Attaquant en douceur par New Faith, titre d'ouverture minimaliste, hommage à Ryuichi Sakamoto, avec sa désormais célèbre profession de foi : « Beyond the silent shadow, under the weight of a collapsing sky, close your eyes and look at the light », Daniel Avery enchaine avec Ultra Truth, comptine électro pointilliste à la Four Tet. L'anglais décide d'accélérer directement le rythme en jouant Wall Of Sleep. Au bout de quelques second, le morceau est coupé net. Quel cut surprenant, le public applaudit. Il s'agit en fait d'une panne d'électricité, Daniel s'agite autours de ses machines et l'alarme de l'Elysée Montmartre se met à sonner pendant dix longues minutes sans que personne ne semble s'en émouvoir. Ce sera même le moment idéal pour une pause fraîcheur, les bars ayant été pris d'assauts dès l'ouverture de la salle.


Prêt à repartir, le DJ balance Water Jump et le public plonge la tête la première. On assistera dès lors à un set club réalisé en live, soit l'alliance merveilleuse de l'efficacité des bpm et du hasard de l'improvisation. Qu'ils soient bruitistes comme Devotion ou aériens comme Lone Swordsman, les morceaux de bravoure s'enchaînent et les danseurs envoutés se déchainent. Avec sa scénographie minimaliste faisant la part belle aux stroboscopes ou au noir et blanc et ne s'autorisant que quelques irruptions de flash monochromes, le show reste avant tout centré sur la musique. Comme le disait Tati, « trop de couleurs distrait le spectateur », l'anglais en a pris bonne note, nous rappelant au passage que bien qu'on s'amuse comme des petits fous, on reste chez la fourmi Avery et pas chez les cigales BICEP. On pourrait rester des heures comme ça, mais il est déjà l'heure du dernier morceau. Basse tourbillonnante, beat métronomique, voix allemandes, lente montée, c'est l'heure de l'éternel Drone Logic, aussi puissant, efficace et addictif qu'au premier jour. Bouquet final, feu d'artifice, crescendo orgasmique, on manque d'expression toute faite pour exprimer notre plaisir.

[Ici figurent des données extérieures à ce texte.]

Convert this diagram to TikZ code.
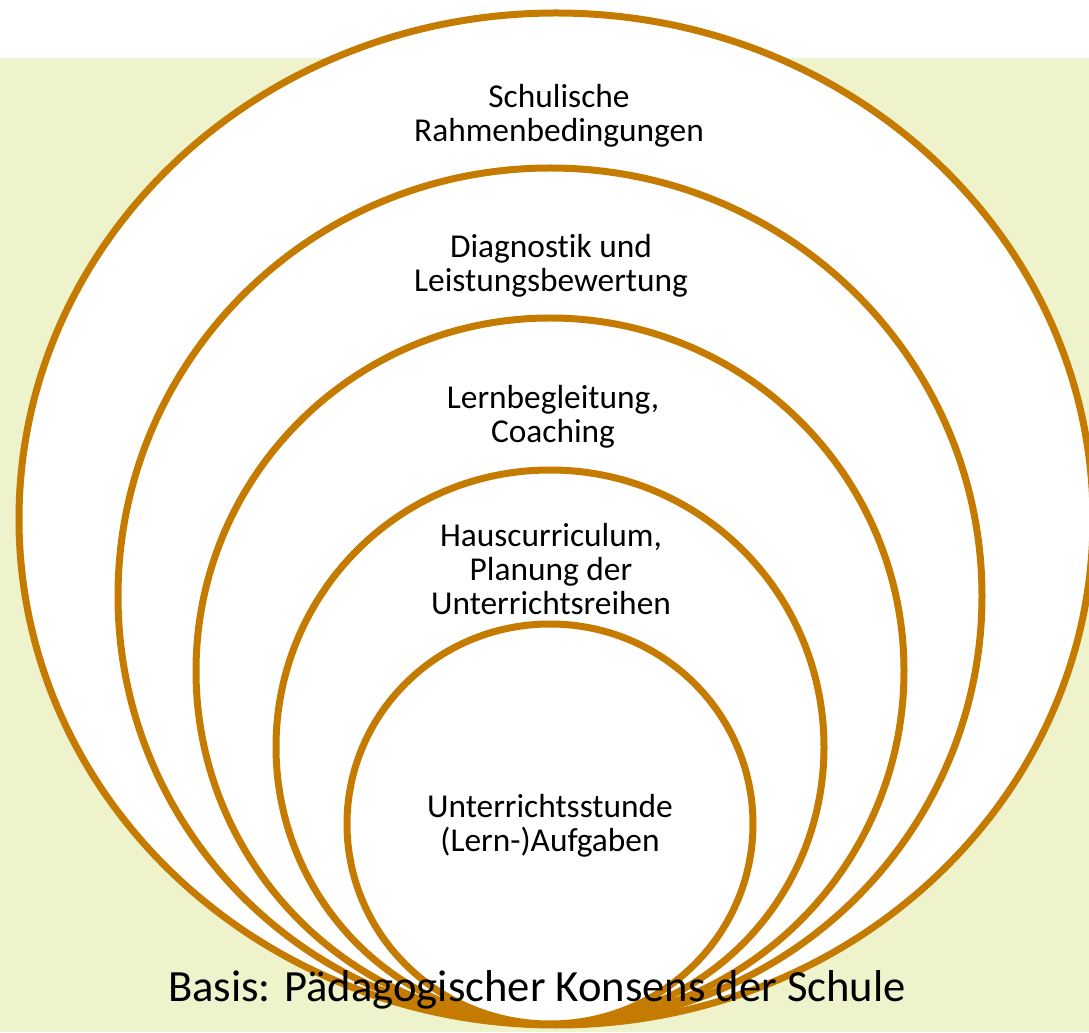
\documentclass[tikz,border=0pt]{standalone}
\usepackage{fontspec}
\setmainfont[Ligatures=NoCommon]{Carlito}
\usepackage{xcolor}
\usetikzlibrary{shadows}
\definecolor{ringbrown}{RGB}{197,122,0}
\definecolor{basegreen}{RGB}{238,243,204}
\tikzstyle{ring} = [draw=ringbrown, line width=0.14cm, fill=white, drop shadow={opacity=0.25, shadow xshift=0.03cm, shadow yshift=-0.04cm}]
\tikzstyle{ringtext} = [align=center, font=\fontsize{19}{19.4}\selectfont]

\begin{document}
\begin{tikzpicture}[x=0.02cm,y=0.02cm]
  \useasboundingbox (0,0) rectangle (1089,1032);
  \fill[basegreen] (0,0) rectangle (1089,974);

  \draw[ring] (556,513) ellipse (537 and 506);
  \draw[ring] (550,436) ellipse (432 and 428);
  \draw[ring] (550,361) ellipse (354 and 353);
  \draw[ring] (550,285) ellipse (274 and 277);
  \draw[ring] (550,208) ellipse (203 and 200);

  \node[ringtext] (rahmen) at (559,916) {Schulische\\Rahmenbedingungen};
  \node[ringtext] (diagnostik) at (551,766) {Diagnostik und\\Leistungsbewertung};
  \node[ringtext] (coaching) at (553,615) {Lernbegleitung,\\Coaching};
  \node[ringtext] (curriculum) at (551,463) {Hauscurriculum,\\Planung der\\Unterrichtsreihen};
  \node[ringtext] (stunde) at (550,206) {Unterrichtsstunde\\(Lern-)Aufgaben};
  \node[font=\fontsize{25.4}{30}\selectfont, anchor=base] (basis) at (537,31) {Basis: Pädagogischer Konsens der Schule};
\end{tikzpicture}
\end{document}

Saluant timidement le public de la main, alors que quelques secondes plus tôt il se déchainait comme un possédé sur ses machinées, Daniel Avery quitte la scène, laissant le public hagard et satisfait mais comme en léger jet-lag. Il est à peine vingt-trois heures et on n'a l'impression de sortir de club. On rêve un instant d'un after, mais après avoir assisté à un tel sommet, nous ne voyons pas ce soir de DJ prêt à se montrer à la hauteur.